European aviation will fail to meet climate change threat with today’s measures

Today’s measures to stem aviation’s environmental impact are unlikely to counteract the impact of the huge anticipated growth in European air traffic, according to a new report.

The increase in the number of flights are expected to grow by 42% from 2017 to 2040 and in that same timeframe, aircraft CO2 emissions are predicted to increase by 21% and NOX emissions by 16%.

The number of airports that handle more than 50,000 annual aircraft movements is expected to increase from 82 in 2017 to 110 in 2040 and aviation noise may therefore affect new populations in the future.

The latest European Aviation Environmental Report (EAER) which has been prepared and published by the European Aviation Safety Agency (EASA), in cooperation with the  Environment Agency (EEA) and Eurocontrol provides an assessment of the historic and forecast environmental performance of the European aviation sector, along with the latest information on various mitigation measures.

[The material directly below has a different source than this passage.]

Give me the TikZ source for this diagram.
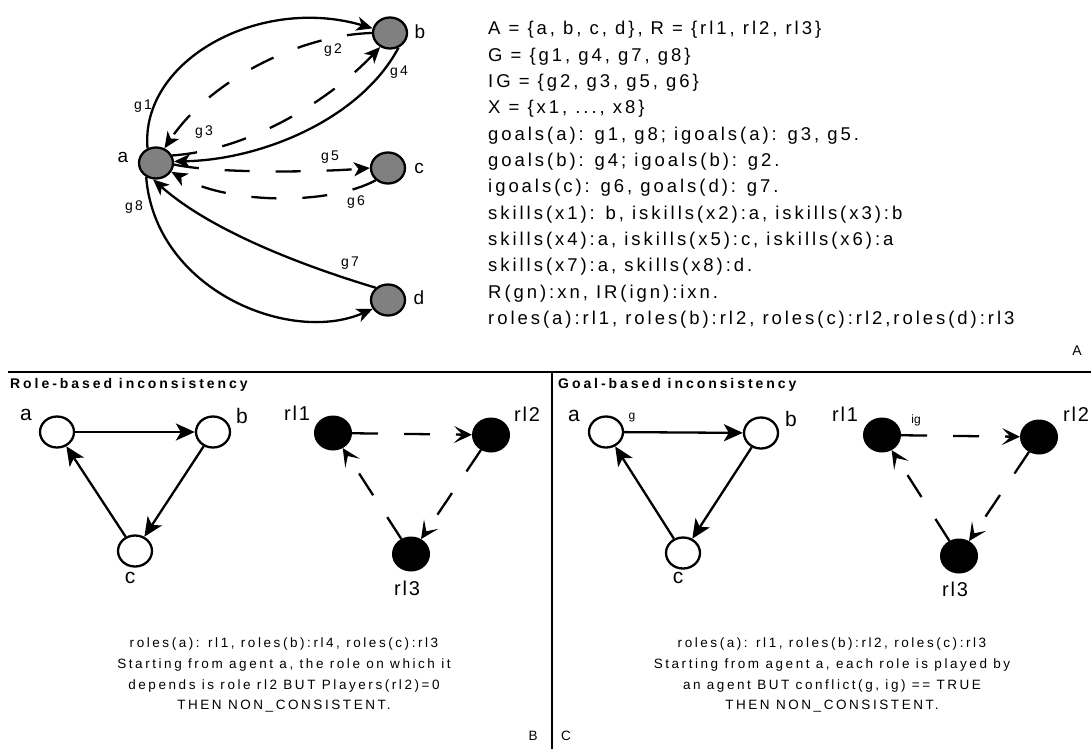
\documentclass[tikz,border=0pt]{standalone}
\usepackage{fontspec}
\setmainfont{Liberation Sans}
\newfontfamily\factsfont[LetterSpace=16]{Liberation Sans}
\newfontfamily\tagfont[LetterSpace=16]{Liberation Sans}
\newfontfamily\rolefont[LetterSpace=9]{Liberation Sans}
\newfontfamily\headfont[LetterSpace=21]{Liberation Sans}
\newfontfamily\notefont[LetterSpace=19]{Liberation Sans}
\usetikzlibrary{arrows.meta,shapes.geometric}

\definecolor{agentgray}{RGB}{128,128,128}

\tikzset{
  agent/.style={ellipse, draw=black, line width=2.3pt, fill=agentgray,
    minimum width=34pt, minimum height=31pt, inner sep=0pt},
  wagent/.style={ellipse, draw=black, line width=2.3pt, fill=white,
    minimum width=34pt, minimum height=31pt, inner sep=0pt},
  roleball/.style={ellipse, draw=black, line width=1pt, fill=black,
    minimum width=37pt, minimum height=34pt, inner sep=0pt},
  nlabel/.style={font=\fontsize{19}{19}\selectfont, inner sep=0pt},
  blabel/.style={font=\fontsize{21}{21}\selectfont, inner sep=0pt},
  rlabel/.style={font=\rolefont\fontsize{20}{20}\selectfont, inner sep=0pt},
  elabel/.style={font=\tagfont\fontsize{14}{14}\selectfont, inner sep=0pt},
  slabel/.style={font=\fontsize{12}{12}\selectfont, inner sep=0pt},
  fact/.style={font=\factsfont\fontsize{18.5}{18.5}\selectfont, inner sep=0pt, anchor=base west},
  note/.style={font=\notefont\fontsize{13.5}{13.5}\selectfont, inner sep=0pt, anchor=base},
  header/.style={font=\headfont\bfseries\fontsize{14}{14}\selectfont, inner sep=0pt, anchor=west},
  rule/.style={line width=2.5pt, draw=black},
  goaledge/.style={line width=2.3pt, -{Stealth[length=16pt, width=14pt, inset=4.5pt]}},
  igoaledge/.style={goaledge, dash pattern=on 25pt off 26pt},
  depedge/.style={line width=2.3pt, -{Stealth[length=19pt, width=17pt, inset=5pt]}},
  roledep/.style={line width=2.3pt, dash pattern=on 26pt off 26pt,
    -{Stealth[length=18pt, width=17pt, inset=8.5pt]}},
}

\begin{document}
\begin{tikzpicture}[x=1pt, y=-1pt]
\useasboundingbox (0,0) rectangle (1091,749);

% ---------- agent / goal graph ----------
\node[agent] (a) at (156,163) {};
\node[agent] (b) at (390,33) {};
\node[agent] (c) at (388,168) {};
\node[agent] (d) at (388,300) {};

\node[nlabel] (la) at (123,157) {a};
\node[nlabel] (lb) at (420,32) {b};
\node[nlabel] (lc) at (419,168) {c};
\node[nlabel] (ld) at (419,298) {d};

\draw[goaledge]  (a.120) .. controls (140,60) and (260,-5) .. (b.165);
\draw[goaledge]  (b.-60) .. controls (360,120) and (260,160) .. (a.5);
\draw[igoaledge] (b.180) .. controls (300,35) and (210,80) .. (a.60);
\draw[igoaledge] (a.25) .. controls (250,150) and (330,100) .. (b.-125);
\draw[igoaledge] (a.-5) .. controls (220,174) and (320,172) .. (c.180);
\draw[igoaledge] (c.-135) .. controls (330,205) and (230,205) .. (a.-30);
\draw[goaledge]  (d.135) .. controls (300,265) and (210,230) .. (a.-100);
\draw[goaledge]  (a.-125) .. controls (155,290) and (290,345) .. (d.-150);

\node[elabel] (g1) at (143,106) {g1};
\node[elabel] (g2) at (333,50) {g2};
\node[elabel] (g3) at (204,132) {g3};
\node[elabel] (g4) at (399,72) {g4};
\node[elabel] (g5) at (330,157) {g5};
\node[elabel] (g6) at (356,202) {g6};
\node[elabel] (g7) at (350,263) {g7};
\node[elabel] (g8) at (134,207) {g8};

% ---------- facts ----------
\node[fact] (f1)  at (488,35)    {A = \{a, b, c, d\}, R = \{rl1, rl2, rl3\}};
\node[fact] (f2)  at (488,61.3)  {G = \{g1, g4, g7, g8\}};
\node[fact] (f3)  at (488,87.6)  {IG = \{g2, g3, g5, g6\}};
\node[fact] (f4)  at (488,113.9) {X = \{x1, ..., x8\}};
\node[fact] (f5)  at (488,140.2) {goals(a): g1, g8; igoals(a): g3, g5.};
\node[fact] (f6)  at (488,166.5) {goals(b): g4; igoals(b): g2.};
\node[fact] (f7)  at (488,192.8) {igoals(c): g6, goals(d): g7.};
\node[fact] (f8)  at (488,219.1) {skills(x1): b, iskills(x2):a, iskills(x3):b};
\node[fact] (f9)  at (488,245.4) {skills(x4):a, iskills(x5):c, iskills(x6):a};
\node[fact] (f10) at (488,271.7) {skills(x7):a, skills(x8):d.};
\node[fact] (f11) at (488,298)   {R(gn):xn, IR(ign):ixn.};
\node[fact] (f12) at (488,324.3) {roles(a):rl1, roles(b):rl2, roles(c):rl2,roles(d):rl3};

\node[font=\fontsize{14}{14}\selectfont, inner sep=0pt] (pA) at (1077,351) {A};

% ---------- frame ----------
\coordinate (hl) at (8,372);
\coordinate (hr) at (1091,372);
\coordinate (vt) at (552,372);
\coordinate (vb) at (552,749);
\draw[rule] (hl) -- (hr);
\draw[rule] (vt) -- (vb);

% ---------- role-based inconsistency ----------
\node[header] (hB) at (10,385) {Role-based inconsistency};

\node[wagent] (ba) at (57,432) {};
\node[wagent] (bb) at (213,432) {};
\node[wagent] (bc) at (135,551) {};
\node[blabel] (lba) at (26,415) {a};
\node[blabel] (lbb) at (242,416) {b};
\node[blabel] (lbc) at (130,578) {c};
\draw[depedge] (ba) -- (bb);
\draw[depedge] (bb) -- (bc);
\draw[depedge] (bc) -- (ba);

\node[roleball] (br1) at (333,433) {};
\node[roleball] (br2) at (491,435) {};
\node[roleball] (br3) at (411,554) {};
\node[rlabel] (lbr1) at (297,413) {rl1};
\node[rlabel] (lbr2) at (527,414) {rl2};
\node[rlabel] (lbr3) at (407,588) {rl3};
\draw[roledep] (br1) -- (br2);
\draw[roledep] (br2) -- (br3);
\draw[roledep] (br3) -- (br1);

\node[note] (nB1) at (284,647.5) {roles(a): rl1, roles(b):rl4, roles(c):rl3};
\node[note] (nB2) at (284,668.2) {Starting from agent a, the role on which it};
\node[note] (nB3) at (284,689)   {depends is role rl2 BUT Players(rl2)=0};
\node[note] (nB4) at (284,709.8) {THEN NON\_CONSISTENT.};
\node[note, anchor=center] (pB) at (533,736) {B};

% ---------- goal-based inconsistency ----------
\node[header] (hC) at (558,385) {Goal-based inconsistency};

\node[wagent] (ca) at (606,432) {};
\node[wagent] (cb) at (761,433) {};
\node[wagent] (cc) at (683,553) {};
\node[blabel] (lca) at (574,416) {a};
\node[slabel] (lcg) at (632,418) {g};
\node[blabel] (lcb) at (791,419) {b};
\node[blabel] (lcc) at (678,578) {c};
\draw[depedge] (ca) -- (cb);
\draw[depedge] (cb) -- (cc);
\draw[depedge] (cc) -- (ca);

\node[roleball] (cr1) at (882,435) {};
\node[roleball] (cr2) at (1039,437) {};
\node[roleball] (cr3) at (959,556) {};
\node[rlabel] (lcr1) at (845,414) {rl1};
\node[slabel] (lcig) at (916,420) {ig};
\node[rlabel] (lcr2) at (1076,414) {rl2};
\node[rlabel] (lcr3) at (955,589) {rl3};
\draw[roledep] (cr1) -- (cr2);
\draw[roledep] (cr2) -- (cr3);
\draw[roledep] (cr3) -- (cr1);

\node[note] (nC1) at (832,647.5) {roles(a): rl1, roles(b):rl2, roles(c):rl3};
\node[note] (nC2) at (832,668.2) {Starting from agent a, each role is played by};
\node[note] (nC3) at (832,689)   {an agent BUT conflict(g, ig) == TRUE};
\node[note] (nC4) at (832,709.8) {THEN NON\_CONSISTENT.};
\node[note, anchor=center] (pC) at (566,736) {C};
\end{tikzpicture}
\end{document}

AEF, a UK-based organisation campaigning for aviation’s impacts to be brought within sustainable limits pointed out that while it may be possible to stabilise noise exposure, this is only under an improbable assumption that there will be no increase in population and no airport expansion, with growth permitted only within the constraints of current infrastructure.

“Meanwhile the expected 42% growth in the number of flights between 2017 and 2040 is predicted to result in a 21% increase in CO2 emissions,” it said. “Alternative aviation fuels are considered likely to remain limited in the short term, and while the report identifies potential for Europe to increase its bio-based aviation fuel production capacity, airline uptake is expected to be small due to various factors, including “the cost relative to conventional aviation fuel and low priority in most national bioenergy policies.”

“Meanwhile,” it concluded, “while some in the industry had hoped that more direct routing of aircraft would deliver significant CO2 reductions, the introduction of Free Route Airspace has saved only approximately 0.5% of total aviation CO2 emissions between 2014 and 2017.”

EASA executive director Patrick Ky underlined that the industry needed to take concrete and effective action to reduce aviation emissions over the next 10 years in order to support the Paris Agreement objectives and mitigate climate change.

“The aviation sector must play its part in this global effort,” he said. “Addressing noise and air quality issues at a local level are also critical.

He said EASA, under its new regulation, can now play a greater role in mitigating aviation’s environmental impact and help develop solutions in partnership with stakeholders such as EU institutions, states, industry and NGOs.

As well as the publication of the European Aviation Environmental Report that contains an objective, accurate overview of the environmental performance of the aviation sector, the agency’s extended environmental remit now includes maintaining state-of-the-art environmental standards; certifying aircraft and engines against environmental standards; environmental modelling; research on new emerging topics (e.g. sustainable aviation fuels, electric and hybrid engines, drones, supersonics); promoting improved environmental performance and international cooperation projects on environmental protection.